▶ [GOAL] Reproduce the listing below character for character; drop every image.

▶ [GIVEN DATA]
=======

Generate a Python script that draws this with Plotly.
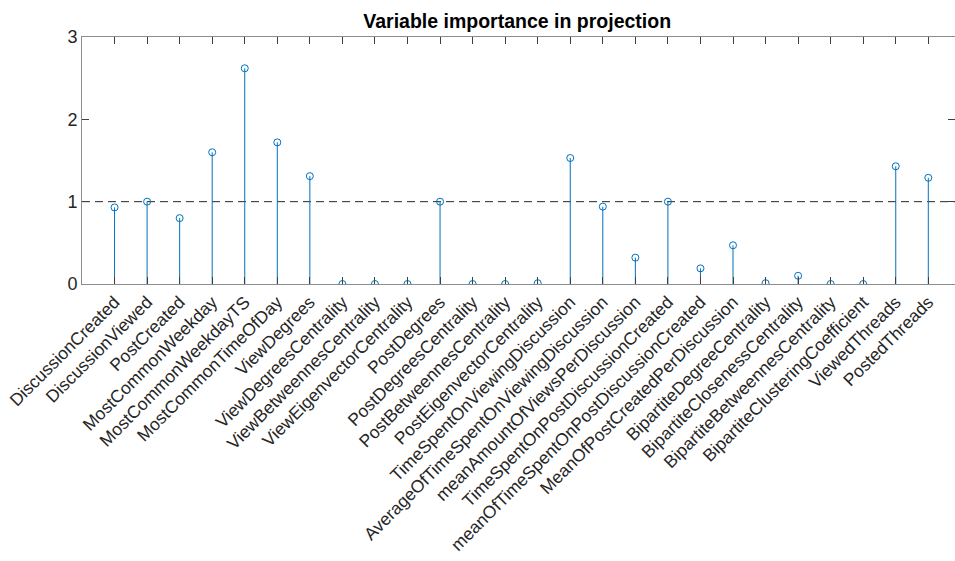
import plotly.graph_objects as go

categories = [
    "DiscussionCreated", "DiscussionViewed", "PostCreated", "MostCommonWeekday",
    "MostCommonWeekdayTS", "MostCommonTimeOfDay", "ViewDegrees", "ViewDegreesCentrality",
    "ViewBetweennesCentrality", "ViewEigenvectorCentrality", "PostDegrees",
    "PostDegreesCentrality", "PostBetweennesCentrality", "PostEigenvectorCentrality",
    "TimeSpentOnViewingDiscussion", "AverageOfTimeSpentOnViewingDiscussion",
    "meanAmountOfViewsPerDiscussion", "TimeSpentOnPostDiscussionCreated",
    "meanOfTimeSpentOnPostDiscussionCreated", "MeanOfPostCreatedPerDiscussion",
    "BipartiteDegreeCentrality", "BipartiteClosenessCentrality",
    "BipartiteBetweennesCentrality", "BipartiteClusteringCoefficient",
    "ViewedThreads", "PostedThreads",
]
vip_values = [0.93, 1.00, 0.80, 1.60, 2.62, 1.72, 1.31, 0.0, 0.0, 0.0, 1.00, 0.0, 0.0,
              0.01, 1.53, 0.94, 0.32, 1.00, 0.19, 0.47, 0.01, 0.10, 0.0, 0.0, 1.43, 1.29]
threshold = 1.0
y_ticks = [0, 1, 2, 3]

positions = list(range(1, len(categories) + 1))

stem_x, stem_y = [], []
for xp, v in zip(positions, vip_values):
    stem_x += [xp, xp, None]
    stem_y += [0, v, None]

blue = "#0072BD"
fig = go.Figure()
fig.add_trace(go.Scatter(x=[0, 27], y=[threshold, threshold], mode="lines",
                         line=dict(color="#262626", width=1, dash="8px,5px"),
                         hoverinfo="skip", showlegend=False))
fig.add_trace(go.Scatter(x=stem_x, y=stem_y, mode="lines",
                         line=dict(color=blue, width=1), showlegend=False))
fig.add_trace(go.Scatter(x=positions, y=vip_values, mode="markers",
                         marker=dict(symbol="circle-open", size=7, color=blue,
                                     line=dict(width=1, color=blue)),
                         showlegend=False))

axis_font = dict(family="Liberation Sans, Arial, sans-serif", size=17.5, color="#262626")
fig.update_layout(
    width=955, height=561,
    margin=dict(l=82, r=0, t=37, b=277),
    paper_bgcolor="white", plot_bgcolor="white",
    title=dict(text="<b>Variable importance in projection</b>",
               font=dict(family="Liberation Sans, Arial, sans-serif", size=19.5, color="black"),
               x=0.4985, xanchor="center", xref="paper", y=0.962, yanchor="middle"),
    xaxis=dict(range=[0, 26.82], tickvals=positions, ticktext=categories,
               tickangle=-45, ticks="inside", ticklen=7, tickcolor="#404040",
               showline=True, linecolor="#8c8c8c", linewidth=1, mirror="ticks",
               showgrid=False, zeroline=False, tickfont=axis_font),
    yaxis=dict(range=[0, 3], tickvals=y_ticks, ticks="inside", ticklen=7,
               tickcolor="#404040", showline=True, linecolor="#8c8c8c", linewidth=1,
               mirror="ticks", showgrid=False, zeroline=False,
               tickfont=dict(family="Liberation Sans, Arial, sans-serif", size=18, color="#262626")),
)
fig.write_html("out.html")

=======

▶ [WRITTEN SOLUTION]
Generate a Python script that draws this with Plotly.
import plotly.graph_objects as go

categories = [
    "DiscussionCreated", "DiscussionViewed", "PostCreated", "MostCommonWeekday",
    "MostCommonWeekdayTS", "MostCommonTimeOfDay", "ViewDegrees", "ViewDegreesCentrality",
    "ViewBetweennesCentrality", "ViewEigenvectorCentrality", "PostDegrees",
    "PostDegreesCentrality", "PostBetweennesCentrality", "PostEigenvectorCentrality",
    "TimeSpentOnViewingDiscussion", "AverageOfTimeSpentOnViewingDiscussion",
    "meanAmountOfViewsPerDiscussion", "TimeSpentOnPostDiscussionCreated",
    "meanOfTimeSpentOnPostDiscussionCreated", "MeanOfPostCreatedPerDiscussion",
    "BipartiteDegreeCentrality", "BipartiteClosenessCentrality",
    "BipartiteBetweennesCentrality", "BipartiteClusteringCoefficient",
    "ViewedThreads", "PostedThreads",
]
vip_values = [0.93, 1.00, 0.80, 1.60, 2.62, 1.72, 1.31, 0.0, 0.0, 0.0, 1.00, 0.0, 0.0,
              0.01, 1.53, 0.94, 0.32, 1.00, 0.19, 0.47, 0.01, 0.10, 0.0, 0.0, 1.43, 1.29]
threshold = 1.0
y_ticks = [0, 1, 2, 3]

positions = list(range(1, len(categories) + 1))

stem_x, stem_y = [], []
for xp, v in zip(positions, vip_values):
    stem_x += [xp, xp, None]
    stem_y += [0, v, None]

blue = "#0072BD"
fig = go.Figure()
fig.add_trace(go.Scatter(x=[0, 27], y=[threshold, threshold], mode="lines",
                         line=dict(color="#262626", width=1, dash="8px,5px"),
                         hoverinfo="skip", showlegend=False))
fig.add_trace(go.Scatter(x=stem_x, y=stem_y, mode="lines",
                         line=dict(color=blue, width=1), showlegend=False))
fig.add_trace(go.Scatter(x=positions, y=vip_values, mode="markers",
                         marker=dict(symbol="circle-open", size=7, color=blue,
                                     line=dict(width=1, color=blue)),
                         showlegend=False))

axis_font = dict(family="Liberation Sans, Arial, sans-serif", size=17.5, color="#262626")
fig.update_layout(
    width=955, height=561,
    margin=dict(l=82, r=0, t=37, b=277),
    paper_bgcolor="white", plot_bgcolor="white",
    title=dict(text="<b>Variable importance in projection</b>",
               font=dict(family="Liberation Sans, Arial, sans-serif", size=19.5, color="black"),
               x=0.4985, xanchor="center", xref="paper", y=0.962, yanchor="middle"),
    xaxis=dict(range=[0, 26.82], tickvals=positions, ticktext=categories,
               tickangle=-45, ticks="inside", ticklen=7, tickcolor="#404040",
               showline=True, linecolor="#8c8c8c", linewidth=1, mirror="ticks",
               showgrid=False, zeroline=False, tickfont=axis_font),
    yaxis=dict(range=[0, 3], tickvals=y_ticks, ticks="inside", ticklen=7,
               tickcolor="#404040", showline=True, linecolor="#8c8c8c", linewidth=1,
               mirror="ticks", showgrid=False, zeroline=False,
               tickfont=dict(family="Liberation Sans, Arial, sans-serif", size=18, color="#262626")),
)
fig.write_html("out.html")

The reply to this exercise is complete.